From: Oudeis (victor@kfar-hanassi.org.il)
Date: Sun Oct 26 2003 - 06:59:47 PST


Andy,
Right on. By contextualizing logic in social relations Hegel is actually formulating a social psychology - and, in doing so, provides the link between micro and macro levels of social analysis.
Victor
  ----- Original Message -----
  From: Andy Blunden
  To: xmca@weber.ucsd.edu
  Sent: Saturday, October 25, 2003 3:11 PM
  Subject: Re: timescale question

  The way I see it, remembering all the time that internalisation is a creative process of appropriation, which never *simply* copies or reproduces the external, all our concepts are internalisations *of* social relations. I think Leontyev did a great job of explaining this idea, for me, in his Activity, Consciousness, and Personality http://www.marxists.org/archive/leontev/works/1978/index.htm. Activity, tools, language, social institutions, scientific works, laws, art, etc., etc., mediate between individual forms of consciousness and social formations. There are millions upon millions of examples so it's hardly worth starting. Hegel's Doctrine of the Notion shows in detail how social formations mediate the relations between individual consciousness and universal consciousness, albeit in an almost incomprehensible form. "All mysteries which lead theory to mysticism find their rational solution in human practice and in the comprehension of this practice"

  Andy

  At 04:50 AM 25/10/2003 -0700, you wrote:

    A very thought-provoking post, Andy. May I ask you about the phrase "to a great extent, world social relations are our external personality." Vygotsky of course emphasized the concept of internalization, the concept that social relations are internalized, and in doing so, (speaking generally), create individual personalities. But on first blush it does not seem to me to be symmetrical to say that world social relations are our external personality. I seem to be missing something. Could you explain this phrase for me?
    Thanks,
    Steve

    At 04:02 PM 10/25/03 +1000, you wrote:

      Well I think I did a bad job of trying to tie the topic of global political economy back into mental development. Surely the whole point of the Cultural Historical approach to psychology is to recognise that to a great extent, world social relations are our external personality. Living in a world where "combined and uneven development" manifests itself in political-economic development certainly entails the emergence of specific forms of consciousness.
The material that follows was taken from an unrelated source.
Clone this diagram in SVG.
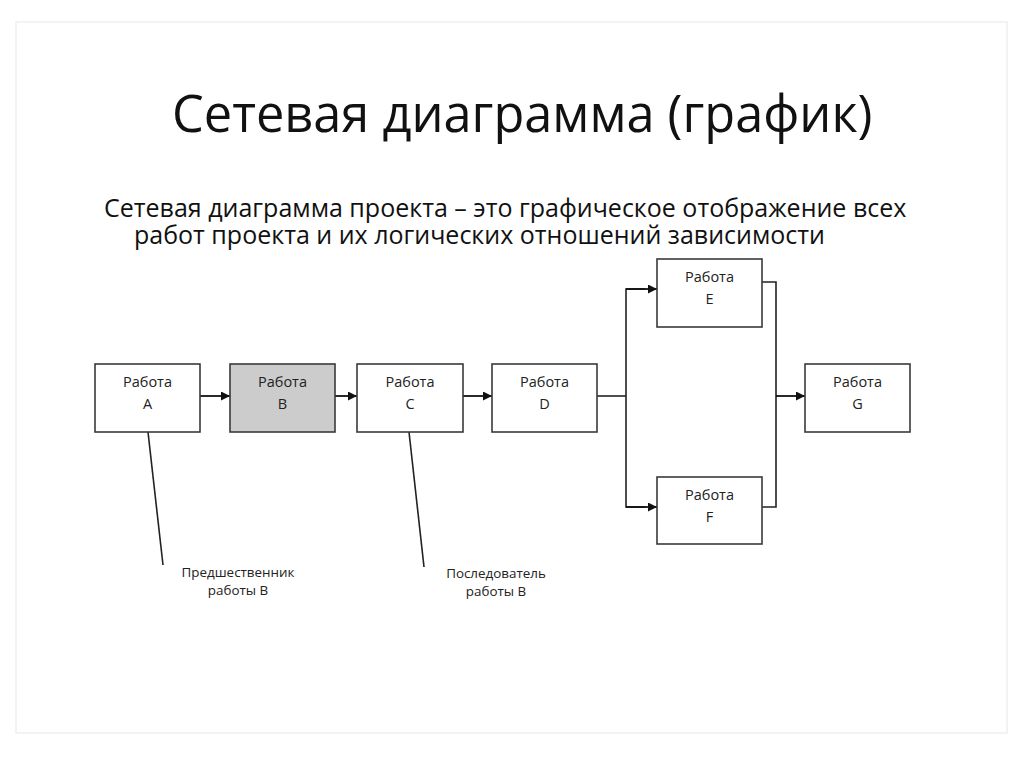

Modern consciousness is replete with forms that specifically arise from this phenomenon: (1) the substitution of "really existing socialism" for the "socialist utopia of the future"; (2) the replacement of the conception of a history led by the most advanced cultures by a conception of history being made elsewhere; (3) the gradual loss of coherent ideals in the formation of ethical conceptions in favour of various forms of compromise and solidarity; (4) an emergent universalism based on the world market replacing a conception of property or cultural qualification for inclusion.

      I am sure that the same kind of phenomenon would be observable in group development, or in the development of a person's capacity in multiple activities. The "combined" aspect joins the "uneven" element when the possibilities for the "advanced" to develop without both conflict with other advanced formations and transformation of the "less advanced" parts of a complex are exhausted.